@denissjacenko the indefinite integral of x squared is x cubed over 3 ∫x^2 dx = (x^3)*(1/3) The integral is like the anti derivative. so if you take the derivative of (x^3)*(1/3) you get x^2 now using this integral, evaluate from 1 to 3

this means that you plug in 3 for x into (x^3)*(1/3) and subtract 1 plugged into (x^3)*(1/3). so you have (3^3)*(1/3) - (1^3)*(1/3) = 27/3 - 1/3 = 26/3

I used the fundamental theorem of calculus.

how did you get 26/3?

Good video and you explain it very well, n=4 as partitions are good, n=5 is also well. Do you have more examples of the definite integreals that someone might use in a real life situations? thanks for your time.

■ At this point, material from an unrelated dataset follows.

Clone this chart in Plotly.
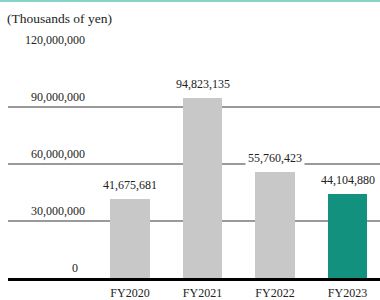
import plotly.graph_objects as go

categories = ["FY2020", "FY2021", "FY2022", "FY2023"]
values = [41675681, 94823135, 55760423, 44104880]
value_labels = ["41,675,681", "94,823,135", "55,760,423", "44,104,880"]
bar_colors = ["#c8c8c8", "#c8c8c8", "#c8c8c8", "#11917e"]
y_ticks = [0, 30000000, 60000000, 90000000, 120000000]
y_tick_labels = ["0", "30,000,000", "60,000,000", "90,000,000", "120,000,000"]
unit_label = "(Thousands of yen)"

FONT = "Liberation Serif"

fig = go.Figure()
fig.add_trace(go.Bar(
    x=list(range(len(categories))), y=values,
    marker=dict(color=bar_colors, line=dict(width=0)),
    width=0.55, hoverinfo="skip",
))

# value labels above bars
for i, (v, lab) in enumerate(zip(values, value_labels)):
    fig.add_annotation(x=i, y=v, xref="x", yref="y", text=lab, showarrow=False,
                       yshift=14, font=dict(family=FONT, size=12, color="#222222"),
                       bgcolor="white", borderpad=2)

# y tick labels above gridlines
for v, lab in zip(y_ticks, y_tick_labels):
    fig.add_annotation(x=(87 - 8) / 372 if v else (80 - 8) / 372, y=v, xref="paper", yref="y",
                       text=lab, showarrow=False, xanchor="right", yshift=10,
                       font=dict(family=FONT, size=12, color="#222222"))

# unit label
fig.add_annotation(x=(5 - 8) / 372, y=(278 - 18) / 228, xref="paper", yref="paper",
                   text=unit_label, showarrow=False, xanchor="left", yanchor="middle",
                   font=dict(family=FONT, size=13.5, color="#222222"))

# top teal rule
fig.add_shape(type="line", xref="paper", yref="paper",
              x0=-8 / 372, x1=1, y0=(278 - 1) / 228, y1=(278 - 1) / 228,
              line=dict(color="#86d3c9", width=2))

fig.update_layout(
    width=380, height=300,
    font=dict(family=FONT, size=12, color="#222222"),
    margin=dict(l=8, r=0, t=50, b=22, autoexpand=False),
    paper_bgcolor="white", plot_bgcolor="white",
    showlegend=False,
    bargap=0,
    xaxis=dict(
        range=[-122 / 72.5, 250 / 72.5],
        tickmode="array", tickvals=list(range(len(categories))), ticktext=categories,
        tickfont=dict(family=FONT, size=12, color="#222222"),
        ticklabelstandoff=2,
        showgrid=False, zeroline=False,
        showline=True, linecolor="black", linewidth=3,
        ticks="", fixedrange=True, automargin=False,
    ),
    yaxis=dict(
        range=[0, 120000000],
        tickmode="array", tickvals=y_ticks,
        showticklabels=False,
        showgrid=True, gridcolor="#9a9a9a", gridwidth=2,
        zeroline=False, showline=False, fixedrange=True, automargin=False,
    ),
)

fig.write_html("out.html", config={"displayModeBar": False},
               post_script="document.body.style.margin='0';document.body.style.overflow='hidden';")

5 stars yea.. sorry no stars in the rating system anymore

anyway thanks a lot

at the end you said twenty three thirds instead of twenty 26 lol.

Great video though, 5 stars

why did the roots of the squares increase? i.e x1= 1.5, x2=2, x3=2.5etc...?

you have 4 rectangles between 1 and 3. the bases of these are 1 to x1, x1 to x2, x2 to x3 and x3 to 3 right? so x1 = 1 + delta x. delta x is .5 so x1 = 1.5 then x2 = 1.5 + .5 = 2 and so on

Thanks

why did you use n=4?? or is it just an arbitrairy choice

thanx for sharing the knowledge

It's arbitrary. If you can do it with four then you can do it with three or ten or whatever. Four comes out pretty neat, though.

Nice video, though I'd like to point out that you didn't mention that this particular example is a right-hand Riemman sum, nor did you mention that there are three more types of Riemman sums, two of which give a more accurate area. I think that info would have made the video more helpful. Other than that good work.

You are correct and I show my students the more general approach, but this is the only one they are responisble for. The right sum is the one they will use in most applications.

thanks! :)

extremely helpful

Very helpful -- thanks a lot!